I lost my hat out on deck one afternoon when an icy gust sent it vertical into the domain of the wandering albatross. These massive birds with an average wingspan of 3.5 metres glide over the southern ocean with minimal flapping and plenty of grace. They have no need for my hat. Their search is for food, which is energy to continue their journey. Over the past weeks I have watched whales breaching, seals porpoising, penguins copulating, reindeer munching on moss, jellyfish wobbling, Elephant seals grunting and moulting, fish swimming, birds galore, and strange colourful humans; all the above busy turning food into energy.
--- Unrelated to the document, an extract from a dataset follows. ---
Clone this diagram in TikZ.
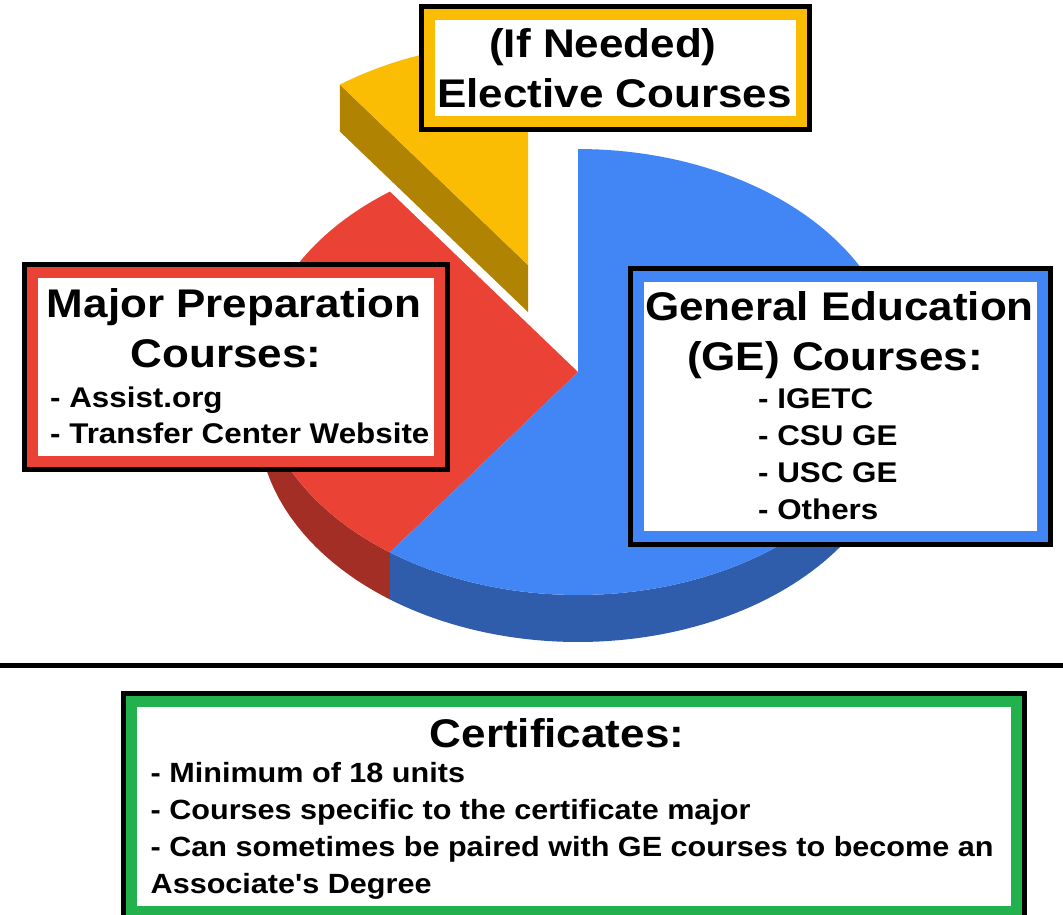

What to do with the energy is the question. Survive of course or perhaps indulge in a pub -crawl on the Falkland Is? Which is what I managed to do on a brief stop at Stanley as well as wander about this cute village of 2000 folks.
At South Georgia I listened to hundreds of fur seals calling. The noise is high and a touch eerie. Is this the noise that spawned the singing siren myths? Alien squeals, yaps, and barks that could sound female especially if you were a male sailor away from your loved ones for many months or years.
A short historically flavoured walk from Fortuna Bay to Stromness through Shackleton Valley took me along the last few kilometres of an exceptional Polar journey. Seriously scenic!
A lot was seen the past month. Here is a list of landings made.
Voyage 1. South Shetland Islands - Aitcho Is, Half Moon Is. and Deception Is. (Whalers Bay). Antarctic Peninsula - Paradise Bay, Port Lockroy, Jougla Point, Vernadsky station, Petermann Is, Neko Harbour and Danco Is.
Voyage 2. Falklands Islands - New Island and Stanley. South Georgia - Elsehul Bay, Right whale Bay, Salisbury Plain, Prion Is, Fortuna Bay, Stomness, St. Andrews Bay, Grytviken, Gold Harbour and Cooper Is. South Orkney Islands – Coronation Is. South Shetlands – Half Moon Is, Deception Is. Antarctic Peninsula – Cuverville Is, Paradise Bay (Almirante Brown.) Port Lockroy, Jougla Point, Petermann Is.
Today I detect guano aroma in my cabin. Penguin poo perfume is not the most appealing scent so this could be a good time to disembark.
Ushuaia is a charming boomtown at the end of the world with its colourful tiny houses and excellent empanadas. This is where I wave goodbye to the excellent staff and crew onboard the MV Orlova and await a plane that takes me northwards to the grape harvest season. Time to crush grapes rather than guano.